Task goal
Print nothing but the lines from the start of the listing below through the line that contains "const pair = (ys)". Do not include the pictures.

Information supplied

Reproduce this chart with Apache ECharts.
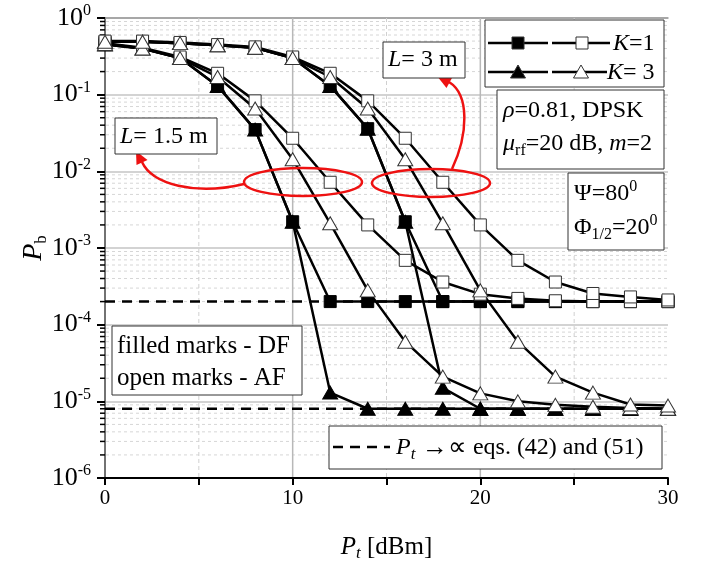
<!DOCTYPE html>
<html><head><meta charset="utf-8">
<script src="https://cdn.jsdelivr.net/npm/echarts@6/dist/echarts.min.js"></script>
<style>html,body{margin:0;padding:0;background:#fff}#c{width:705px;height:572px}</style>
</head><body><div id="c"></div>
<script>
// ---- data ----
const Pt = [0,2,4,6,8,10,12,14,16,18,20,22,24,26,28,30];
// L = 1.5 m
const L15_DF_K1 = [0.45,0.40,0.30,0.13,0.035,0.0022,2.0e-4,2.0e-4,2.0e-4,2.0e-4,2.0e-4,2.0e-4,2.0e-4,2.0e-4,2.0e-4,2.0e-4];
const L15_DF_K3 = [0.45,0.40,0.30,0.13,0.035,0.0022,1.3e-5,8e-6,8e-6,8e-6,8e-6,8e-6,8e-6,8e-6,8e-6,8e-6];
const L15_AF_K1 = [0.47,0.41,0.31,0.19,0.083,0.027,0.0072,0.002,6.9e-4,3.6e-4,2.5e-4,2.2e-4,2.05e-4,2.0e-4,2.0e-4,2.0e-4];
const L15_AF_K3 = [0.46,0.40,0.30,0.17,0.066,0.0144,0.0021,2.8e-4,6e-5,2.1e-5,1.27e-5,1.0e-5,9e-6,8.5e-6,8.2e-6,8e-6];
// L = 3 m
const L3_DF_K1 = [0.49,0.49,0.47,0.44,0.41,0.30,0.13,0.036,0.0022,2.0e-4,2.0e-4,2.0e-4,2.0e-4,2.0e-4,2.0e-4,2.0e-4];
const L3_DF_K3 = [0.49,0.49,0.47,0.44,0.41,0.30,0.13,0.036,0.0022,1.5e-5,8e-6,8e-6,8e-6,8e-6,8e-6,8e-6];
const L3_AF_K1 = [0.5,0.5,0.48,0.45,0.42,0.31,0.19,0.083,0.027,0.0072,0.002,6.9e-4,3.6e-4,2.55e-4,2.3e-4,2.1e-4];
const L3_AF_K3 = [0.49,0.49,0.47,0.44,0.41,0.30,0.17,0.066,0.0144,0.0021,2.8e-4,6e-5,2.1e-5,1.3e-5,9.1e-6,8.8e-6];
// asymptotes (Pt -> infinity)
const asymX = [0,30];
const asymK1 = [2.0e-4,2.0e-4];
const asymK3 = [8.0e-6,8.0e-6];
// ticks
const xTickLabels = {0:'0',10:'10',20:'20',30:'30'};
const yExponents = {'-6':'-6','-5':'-5','-4':'-4','-3':'-3','-2':'-2','-1':'-1','0':'0'};
const xGridVals = [5,10,15,20,25];
const yMinorVals = [];
for (let e=-6; e<0; e++) for (let m=2; m<=9; m++) yMinorVals.push(m*Math.pow(10,e));

const SERIF = 'Liberation Serif';
const pair = (ys) => Pt.map((x,i)=>[x, ys[i]]);

function curve(name, ys, symbol, filled){
  return {
    name, type:'line', data: pair(ys), z: 5,
    symbol, symbolSize: symbol==='triangle' ? [15,13] : 12,
    showAllSymbol: true, animation:false,
    lineStyle:{color:'#000', width:2.5},
    itemStyle: filled ? {color:'#000', borderColor:'#000', borderWidth:1}
                      : {color:'#fff', borderColor:'#333', borderWidth:1},
    emphasis:{disabled:true}
  };
}

const chart = echarts.init(document.getElementById('c'), null, {renderer:'canvas'});

const txt = (x,y,text,fs) => { fs = fs || 24; return {type:'text', x, y, z:100, style: {
  text, fontFamily:SERIF, fontSize:fs, fill:'#000', verticalAlign:'middle', align:'left',
  rich:{
    i:{fontFamily:SERIF, fontStyle:'italic', fontSize:fs, lineHeight:30},
    n:{fontFamily:SERIF, fontSize:fs, lineHeight:30},
    sub:{fontFamily:SERIF, fontSize:16, lineHeight:14, verticalAlign:'bottom'},
    subi:{fontFamily:SERIF, fontStyle:'italic', fontSize:17, lineHeight:14, verticalAlign:'bottom'},
    sup:{fontFamily:SERIF, fontSize:16, lineHeight:14, verticalAlign:'top'},
    big:{fontFamily:SERIF, fontSize:fs+2, lineHeight:30}
  }
}}; };
const box = (x1,y1,x2,y2) => ({type:'rect', z:90, shape:{x:x1,y:y1,width:x2-x1,height:y2-y1},
  style:{fill:'#fff', stroke:'#333', lineWidth:1}});
const seg = (x1,y1,x2,y2,dash) => ({type:'line', z:95, shape:{x1,y1,x2,y2},
  style:{stroke:'#000', lineWidth:2.5, lineDash: dash||null}});
const sq = (cx,cy,filled) => ({type:'rect', z:96, shape:{x:cx-6,y:cy-6,width:12,height:12},
  style:{fill: filled?'#000':'#fff', stroke:'#333', lineWidth:1}});
const tri = (cx,cy,filled) => ({type:'polygon', z:96, shape:{points:[[cx,cy-7],[cx+7.5,cy+6],[cx-7.5,cy+6]]},
  style:{fill: filled?'#000':'#fff', stroke:'#333', lineWidth:1}});

const RED = '#ee1111';

const option = {
  backgroundColor:'#fff',
  animation:false,
  grid:{left:105, right:37, top:18, bottom:94, containLabel:false},
  xAxis:[{
    type:'value', min:0, max:30, interval:5,
    axisLine:{show:true, onZero:false, lineStyle:{color:'#000', width:2}},
    axisTick:{show:true, length:7, lineStyle:{color:'#000', width:2}},
    axisLabel:{margin:10, color:'#000', fontFamily:SERIF, fontSize:21,
      formatter:(v)=> xTickLabels[v] !== undefined ? xTickLabels[v] : ''},
    splitLine:{show:false},
    name:'{i|P}{sub|t}{n| [dBm]}', nameLocation:'middle', nameGap:54,
    nameTextStyle:{color:'#000', fontFamily:SERIF, fontSize:24,
      rich:{i:{fontFamily:SERIF, fontStyle:'italic', fontSize:25, lineHeight:30},
            n:{fontFamily:SERIF, fontSize:25, lineHeight:30},
            sub:{fontFamily:SERIF, fontStyle:'italic', fontSize:17, lineHeight:14, verticalAlign:'bottom'}}}
  },{
    type:'value', min:0, max:30, position:'top',
    axisLine:{show:true, lineStyle:{color:'#999', width:1.5}},
    axisTick:{show:false}, axisLabel:{show:false}, splitLine:{show:false}
  }],
  yAxis:[{
    type:'log', logBase:10, min:1e-6, max:1,
    axisLine:{show:true, onZero:false, lineStyle:{color:'#000', width:2}},
    axisTick:{show:true, length:8, lineStyle:{color:'#000', width:2}},
    axisLabel:{margin:14, color:'#000', fontFamily:SERIF,
      formatter:(v)=>{ const e = String(Math.round(Math.log10(v))); return '{b|10}{s|' + yExponents[e] + '}'; },
      rich:{b:{fontFamily:SERIF, fontSize:26, lineHeight:30},
            s:{fontFamily:SERIF, fontSize:16, lineHeight:16, verticalAlign:'top'}}},
    splitLine:{show:true, lineStyle:{color:'#c4c4c4', width:1.5}},
    name:'{i|P}{sub|b}', nameLocation:'middle', nameGap:55, nameRotate:90, nameMoveOverlap:false,
    nameTextStyle:{color:'#000', fontFamily:SERIF,
      rich:{i:{fontFamily:SERIF, fontStyle:'italic', fontSize:28, lineHeight:32},
            sub:{fontFamily:SERIF, fontSize:17, lineHeight:14, verticalAlign:'bottom'}}}
  },{
    type:'log', logBase:10, min:1e-6, max:1, position:'right',
    axisLine:{show:true, lineStyle:{color:'#999', width:1.5}},
    axisTick:{show:false}, axisLabel:{show:false}, splitLine:{show:false}
  }],
  series:[
    { // minor horizontal grid + minor ticks
      type:'custom', silent:true, z:1, clip:false,
      data: yMinorVals.map(v=>[0,v]),
      encode:{x:0, y:1},
      renderItem:(params, api)=>{
        const v = api.value(1);
        const a = api.coord([0,v]), b = api.coord([30,v]);
        return {type:'group', children:[
          {type:'line', shape:{x1:a[0]+1,y1:a[1],x2:b[0],y2:b[1]}, style:{stroke:'#d6d6d6', lineWidth:1, lineDash:[3,3]}},
          {type:'line', shape:{x1:a[0]-5,y1:a[1],x2:a[0],y2:a[1]}, style:{stroke:'#000', lineWidth:1.5}}
        ]};
      }
    },
    { // vertical grid
      type:'custom', silent:true, z:1, clip:false,
      data: xGridVals.map(v=>[v,1]),
      encode:{x:0, y:1},
      renderItem:(params, api)=>{
        const v = api.value(0);
        const a = api.coord([v,1]), b = api.coord([v,1e-6]);
        const major = (v % 10 === 0);
        return {type:'line', shape:{x1:a[0],y1:a[1],x2:b[0],y2:b[1]-1},
          style:{stroke: major?'#b8b8b8':'#d0d0d0', lineWidth: major?1.5:1, lineDash: major?null:[4,3]}};
      }
    },
    { type:'line', data: asymX.map((x,i)=>[x,asymK1[i]]), symbol:'none', z:3,
      lineStyle:{color:'#000', width:2.5, type:[10,7]}, emphasis:{disabled:true} },
    { type:'line', data: asymX.map((x,i)=>[x,asymK3[i]]), symbol:'none', z:3,
      lineStyle:{color:'#000', width:2.5, type:[10,7]}, emphasis:{disabled:true} },
    curve('L1.5 DF K=1', L15_DF_K1, 'rect', true),
    curve('L1.5 DF K=3', L15_DF_K3, 'triangle', true),
    curve('L3 DF K=1', L3_DF_K1, 'rect', true),
    curve('L3 DF K=3', L3_DF_K3, 'triangle', true),
    curve('L1.5 AF K=1', L15_AF_K1, 'rect', false),
    curve('L1.5 AF K=3', L15_AF_K3, 'triangle', false),
    curve('L3 AF K=1', L3_AF_K1, 'rect', false),
    curve('L3 AF K=3', L3_AF_K3, 'triangle', false)
  ],
  graphic:[
    // legend
    box(485,20,664,87),
    seg(488,43,548,43), sq(518,43,true),
    seg(552,43,610,43), sq(582,43,false),
    txt(613,44,'{i|K}{n|=1}'),
    seg(488,72,548,72), tri(518,72,true),
    seg(552,72,607,72), tri(581,72,false),
    txt(607,73,'{i|K}{n|= 3}'),
    // parameters
    box(497,90,664,169),
    txt(503,111,'{i|ρ}{n|=0.81, DPSK}'),
    txt(503,144,'{i|μ}{sub|rf}{n|=20 dB, }{i|m}{n|=2}'),
    box(568,173,664,250),
    txt(574,194,'{n|Ψ=80}{sup|0}'),
    txt(574,228,'{n|Φ}{sub|1/2}{n|=20}{sup|0}'),
    // marks note
    box(112,326,302,395),
    txt(117,346,'{n|filled marks - DF}',25),
    txt(117,378,'{n|open marks - AF}',25),
    // asymptote legend
    box(329,426,662,469),
    seg(333,447,390,447,[10,7]),
    txt(396,448,'{i|P}{subi|t}{big| →∝}{n| eqs. (42) and (51)}'),
    // L labels
    box(115,118,217,154),
    txt(120,137,'{i|L}{n|= 1.5 m}'),
    box(383,42,465,78),
    txt(388,60,'{i|L}{n|= 3 m}'),
    // red ellipses
    {type:'ellipse', z:80, shape:{cx:303, cy:182, rx:59, ry:14}, style:{fill:null, stroke:RED, lineWidth:2.5}},
    {type:'ellipse', z:80, shape:{cx:431, cy:183, rx:59, ry:14}, style:{fill:null, stroke:RED, lineWidth:2.5}},
    // arrows
    {type:'bezierCurve', z:80, shape:{x1:244,y1:184, cpx1:195,cpy1:196, cpx2:152,cpy2:184, x2:142,y2:162},
      style:{fill:null, stroke:RED, lineWidth:2.5}},
    {type:'polygon', z:81, shape:{points:[[136,151],[147.5,160],[136.5,165]]}, style:{fill:RED}},
    {type:'bezierCurve', z:80, shape:{x1:452,y1:169, cpx1:468,cpy1:135, cpx2:470,cpy2:95, x2:449,y2:82},
      style:{fill:null, stroke:RED, lineWidth:2.5}},
    {type:'polygon', z:81, shape:{points:[[437,76],[452.5,77],[446.5,88]]}, style:{fill:RED}}
  ]
};
chart.setOption(option);
</script>
</body></html>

Result of the task
Reproduce this chart with Apache ECharts.
<!DOCTYPE html>
<html><head><meta charset="utf-8">
<script src="https://cdn.jsdelivr.net/npm/echarts@6/dist/echarts.min.js"></script>
<style>html,body{margin:0;padding:0;background:#fff}#c{width:705px;height:572px}</style>
</head><body><div id="c"></div>
<script>
// ---- data ----
const Pt = [0,2,4,6,8,10,12,14,16,18,20,22,24,26,28,30];
// L = 1.5 m
const L15_DF_K1 = [0.45,0.40,0.30,0.13,0.035,0.0022,2.0e-4,2.0e-4,2.0e-4,2.0e-4,2.0e-4,2.0e-4,2.0e-4,2.0e-4,2.0e-4,2.0e-4];
const L15_DF_K3 = [0.45,0.40,0.30,0.13,0.035,0.0022,1.3e-5,8e-6,8e-6,8e-6,8e-6,8e-6,8e-6,8e-6,8e-6,8e-6];
const L15_AF_K1 = [0.47,0.41,0.31,0.19,0.083,0.027,0.0072,0.002,6.9e-4,3.6e-4,2.5e-4,2.2e-4,2.05e-4,2.0e-4,2.0e-4,2.0e-4];
const L15_AF_K3 = [0.46,0.40,0.30,0.17,0.066,0.0144,0.0021,2.8e-4,6e-5,2.1e-5,1.27e-5,1.0e-5,9e-6,8.5e-6,8.2e-6,8e-6];
// L = 3 m
const L3_DF_K1 = [0.49,0.49,0.47,0.44,0.41,0.30,0.13,0.036,0.0022,2.0e-4,2.0e-4,2.0e-4,2.0e-4,2.0e-4,2.0e-4,2.0e-4];
const L3_DF_K3 = [0.49,0.49,0.47,0.44,0.41,0.30,0.13,0.036,0.0022,1.5e-5,8e-6,8e-6,8e-6,8e-6,8e-6,8e-6];
const L3_AF_K1 = [0.5,0.5,0.48,0.45,0.42,0.31,0.19,0.083,0.027,0.0072,0.002,6.9e-4,3.6e-4,2.55e-4,2.3e-4,2.1e-4];
const L3_AF_K3 = [0.49,0.49,0.47,0.44,0.41,0.30,0.17,0.066,0.0144,0.0021,2.8e-4,6e-5,2.1e-5,1.3e-5,9.1e-6,8.8e-6];
// asymptotes (Pt -> infinity)
const asymX = [0,30];
const asymK1 = [2.0e-4,2.0e-4];
const asymK3 = [8.0e-6,8.0e-6];
// ticks
const xTickLabels = {0:'0',10:'10',20:'20',30:'30'};
const yExponents = {'-6':'-6','-5':'-5','-4':'-4','-3':'-3','-2':'-2','-1':'-1','0':'0'};
const xGridVals = [5,10,15,20,25];
const yMinorVals = [];
for (let e=-6; e<0; e++) for (let m=2; m<=9; m++) yMinorVals.push(m*Math.pow(10,e));

const SERIF = 'Liberation Serif';
const pair = (ys) => Pt.map((x,i)=>[x, ys[i]]);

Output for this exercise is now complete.